To evaluate the objective function at a given parameter vector Θ:

import Clapeyron.EstimationUtils

Θ0 = EstimationUtils.initial_guess(prob)
lb = EstimationUtils.lower_bounds(prob)
ub = EstimationUtils.upper_bounds(prob)

loss = EstimationUtils.objective_function(prob, Θ0)

Internally, objective_function(prob, Θ) calls set_eos_parameters!(est_model, Θ) to update the wrapped EoS model, then sums objective_function(data_i, est_model.model) over all EstimationData objects.

Running the optimization

Once an EstimationProblem is assembled, We can pass it to any optimizer to solve our estimation problem. A common choice is a gradient-free box-constrained method, such as those available in Optim.jl:

using Optim

Θ0 = EstimationUtils.initial_guess(prob)
lb = EstimationUtils.lower_bounds(prob)
ub = EstimationUtils.upper_bounds(prob)
f = EstimationUtils.objective_function(prob) #equivalent to Θ -> EstimationUtils.objective_function(prob, Θ)
result = optimize(
    f,
    lb, ub, Θ0,
    Fminbox(NelderMead())
)

Θ_opt = Optim.minimizer(result)

On the choice of optimizers and julia packages, We have been obtaining good fits with the optimizer methods found in Metaheuristics.jl. There is also explicit support via package extensions, to pass the EstimationProblem directly to the optimizer:

using Metaheuristics
Θ_opt, fitted_model = Metaheuristics.optimize(prob,ECA(;options=Options(iterations=100)))

Retrieving the solution

After the optimization is complete, you can apply the optimal parameters back to the model and inspect the result:

#write the optimal parameters into the EoS model
EstimationUtils.set_eos_parameters!(est_model, Θ_opt)
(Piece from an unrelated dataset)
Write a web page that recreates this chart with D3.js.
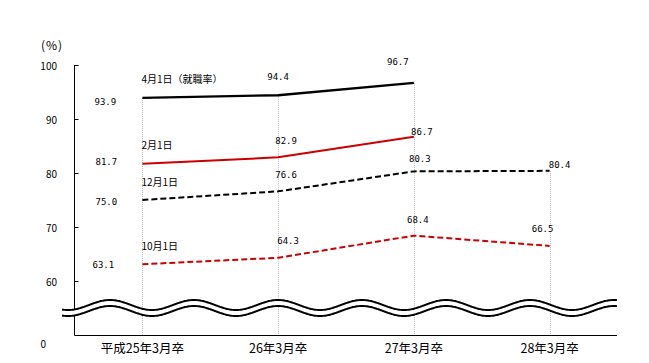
<!DOCTYPE html>
<html><head><meta charset="utf-8">
<script src="https://cdn.jsdelivr.net/npm/d3@7"></script>
<style>body{margin:0;background:#fff}</style>
</head><body>
<svg id="c" width="649" height="363"></svg>
<script>
const categories = ["平成25年3月卒","26年3月卒","27年3月卒","28年3月卒"];
const seriesNames = ["4月1日（就職率）","2月1日","12月1日","10月1日"];
const apr1 = [93.9, 94.4, 96.7, null];
const feb1 = [81.7, 82.9, 86.7, null];
const dec1 = [75.0, 76.6, 80.3, 80.4];
const oct1 = [63.1, 64.3, 68.4, 66.5];
const yTicks = [60, 70, 80, 90, 100];

// layout (not data)
const styles = [
  {color:"#000", dash:null, w:2.3},
  {color:"#cc0000", dash:null, w:2},
  {color:"#000", dash:"6,3", w:2},
  {color:"#cc0000", dash:"6,3", w:2}
];
const labelOffsets = [
  [[-37,4],[0,-18.5],[-16,-21],null],
  [[-36,-2],[8,-16.6],[8,-5],null],
  [[-36,1.7],[8,-16.4],[6,-12.4],[10,-6]],
  [[-39,0.7],[10,-17],[4,-15.6],[-7,-17]]
];

const series = [apr1, feb1, dec1, oct1];
const svg = d3.select("#c");
const x = d3.scalePoint().domain(categories).range([74.5, 617.5]).padding(0.5);
const y = d3.scaleLinear().domain([60, 100]).range([281, 65]);
const axisX = 74.5, bottomY = 335.5;
const cjk = "'Noto Sans CJK JP', sans-serif";
const mono = "'DejaVu Sans Mono', monospace";

// vertical dotted gridlines
categories.forEach((c, i) => {
  const top = d3.max(series, s => s[i]);
  svg.append("line").attr("x1", Math.round(x(c))+0.5).attr("x2", Math.round(x(c))+0.5)
    .attr("y1", y(top)).attr("y2", bottomY)
    .attr("stroke", "#b8b4c0").attr("stroke-width", 1).attr("stroke-dasharray", "1,1");
});

// axes
svg.append("line").attr("x1", axisX).attr("x2", axisX).attr("y1", y(100)).attr("y2", bottomY).attr("stroke", "#000");
svg.append("line").attr("x1", axisX).attr("x2", 617).attr("y1", bottomY).attr("y2", bottomY).attr("stroke", "#000");
yTicks.forEach(t => {
  svg.append("line").attr("x1", axisX).attr("x2", axisX+4).attr("y1", Math.round(y(t))+0.5).attr("y2", Math.round(y(t))+0.5).attr("stroke", "#000");
  svg.append("text").attr("x", 57).attr("y", y(t)).attr("text-anchor", "end").attr("dominant-baseline", "central")
    .attr("font-family", cjk).attr("font-size", 10).text(t);
});
svg.append("text").attr("x", 46).attr("y", 343).attr("text-anchor", "end").attr("dominant-baseline", "central")
  .attr("font-family", cjk).attr("font-size", 10).text(0);
svg.append("text").attr("x", 41).attr("y", 44).attr("dominant-baseline", "central")
  .attr("font-family", cjk).attr("font-size", 12).attr("letter-spacing", 1).text("(%)");

// category labels
categories.forEach(c => {
  svg.append("text").attr("x", x(c)).attr("y", 347).attr("text-anchor", "middle").attr("dominant-baseline", "central")
    .attr("font-family", cjk).attr("font-size", 12.5).text(c);
});

// break waves
const wave = (cy) => {
  const pts = d3.range(62, 617.5, 1).map(px => [px, cy - 5*Math.sin(2*Math.PI*(px-89)/84)]);
  return d3.line()(pts);
};
svg.append("path").attr("d", wave(308)).attr("fill", "none").attr("stroke", "#fff").attr("stroke-width", 6);
svg.append("path").attr("d", wave(305)).attr("fill", "none").attr("stroke", "#000").attr("stroke-width", 2);
svg.append("path").attr("d", wave(311)).attr("fill", "none").attr("stroke", "#000").attr("stroke-width", 2);

// lines
const line = d3.line().defined(d => d.v != null).x(d => x(d.c)).y(d => y(d.v));
series.forEach((s, si) => {
  const pts = s.map((v, i) => ({c: categories[i], v}));
  svg.append("path").attr("d", line(pts)).attr("fill", "none")
    .attr("stroke", styles[si].color).attr("stroke-width", styles[si].w)
    .attr("stroke-dasharray", styles[si].dash);
  // series name
  svg.append("text").attr("x", x(categories[0]) - 1).attr("y", y(s[0]) - 19).attr("dominant-baseline", "central")
    .attr("font-family", cjk).attr("font-size", 10).text(seriesNames[si]);
  // value labels
  s.forEach((v, i) => {
    if (v == null) return;
    const o = labelOffsets[si][i];
    svg.append("text").attr("x", x(categories[i]) + o[0]).attr("y", y(v) + o[1])
      .attr("text-anchor", "middle").attr("dominant-baseline", "central")
      .attr("font-family", mono).attr("font-size", 9).text(v.toFixed(1));
  });
});
</script>
</body></html>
#the underlying EoS model now uses the fitted parameters
fitted_model = EstimationUtils.get_model(est_model)

#compute any property with the fitted model as usual
p_fit, vl_fit, vv_fit = saturation_pressure(fitted_model, 150.0)

The fitted model is a standard EoSModel and can be used everywhere a regular Clapeyron model is accepted, including property calculations, phase diagrams, and further refinement.